Clive Cookson– Parte do que fazemos
pode ser visto como uma espécie de tradução, mas espero que nosso trabalho seja
algo mais criativo e complexo que isso. Acho que os jornalistas são capazes de
colocar novas maneiras de se olhar para a ciência que os próprios cientistas não
poderiam proporcionar. É algo mais que simplesmente traduzir. Podemos gerar
imagens, comparações, que os cientistas não conceberiam. Não se trata apenas de
questão de simplificar uma linguagem, mas de fornecer uma interpretação nova de
ideias, contextos e visões. E, mesmo no campo da linguagem, acho que esse
trabalho extrapola a simples tradução: devemos ser autores capazes de tornar o
conhecimento mais vívido, mais interessante para o público.

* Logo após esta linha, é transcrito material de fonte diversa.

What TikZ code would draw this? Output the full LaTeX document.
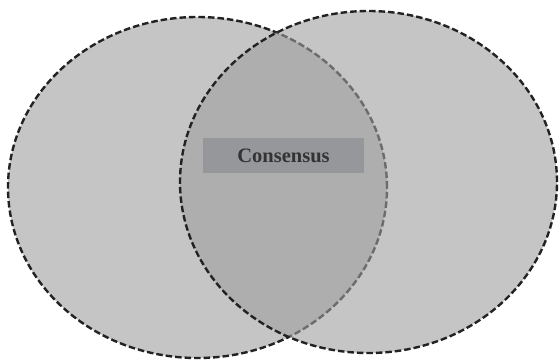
\documentclass[tikz,border=0pt]{standalone}
\usepackage{fontspec}
\setmainfont{Liberation Serif}
\usetikzlibrary{shapes.geometric}
\definecolor{ringfill}{gray}{0.62}
\definecolor{ringline}{HTML}{222222}
\definecolor{labelfill}{HTML}{96979A}
\definecolor{labeltext}{HTML}{333333}
\begin{document}
\begin{tikzpicture}[x=1pt,y=-1pt,
  ring/.style={draw=ringline,line width=2.4pt,dash pattern=on 6.5pt off 3pt,fill=ringfill,fill opacity=0.6},
  labelbox/.style={fill=labelfill,draw=none,minimum width=161pt,minimum height=35pt,inner sep=0pt,
    font=\fontsize{20.5}{24}\selectfont\bfseries,text=labeltext,text opacity=1}]
\useasboundingbox (0,0) rectangle (559,359);
\node[ring,ellipse,minimum width=379pt,minimum height=341pt,inner sep=0pt] (left) at (197.5,187.5) {};
\node[ring,ellipse,minimum width=377pt,minimum height=342pt,inner sep=0pt] (right) at (368.5,182) {};
\node[labelbox] (consensus) at (283.5,155.5) {Consensus};
\end{tikzpicture}
\end{document}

Agência FAPESP – Como foi sua trajetória? Por que se interessou por
ciência?
Clive Cookson– Sempre me interessei por ciência e me
formei em Química em Oxford. Mas dois fatos mudaram minha trajetória. Um deles é
que notei que o jornalismo científico na Inglaterra não era bom. Ao mesmo tempo,
percebi que eu não seria brilhante o suficiente para fazer um bom doutorado em
química. Eu sabia que se não fosse tão brilhante, um doutorado em química
poderia se transformar em algo não muito criativo, uma espécie de trabalho
braçal para um orientador. Eu sabia que não era na verdade bom o suficiente para
me tornar um grande cientista. Mas percebi que poderia escrever bem sobre
ciência.
Agência FAPESP – E como começou de fato a atuar como
jornalista?
Clive Cookson– Fui aceito em um programa de
treinamento de um jornal local, em Londres. Depois de dois anos, tive a
oportunidade de ir para Washington, nos Estados Unidos, por quatro anos, para
trabalhar no suplemento de Educação Superior do Times. Foi uma experiência
fantástica, eu escrevia sobre as universidades e institutos de pesquisa
norte-americanos. Depois voltei para Londres para me tornar repórter de
tecnologia do Times. Comecei, na década de 1980, a trabalhar na rádio BBC, como
correspondente da área da saúde. E de lá fui para o Financial Times, onde
tenho atuado como editor de ciência nos últimos 20 anos.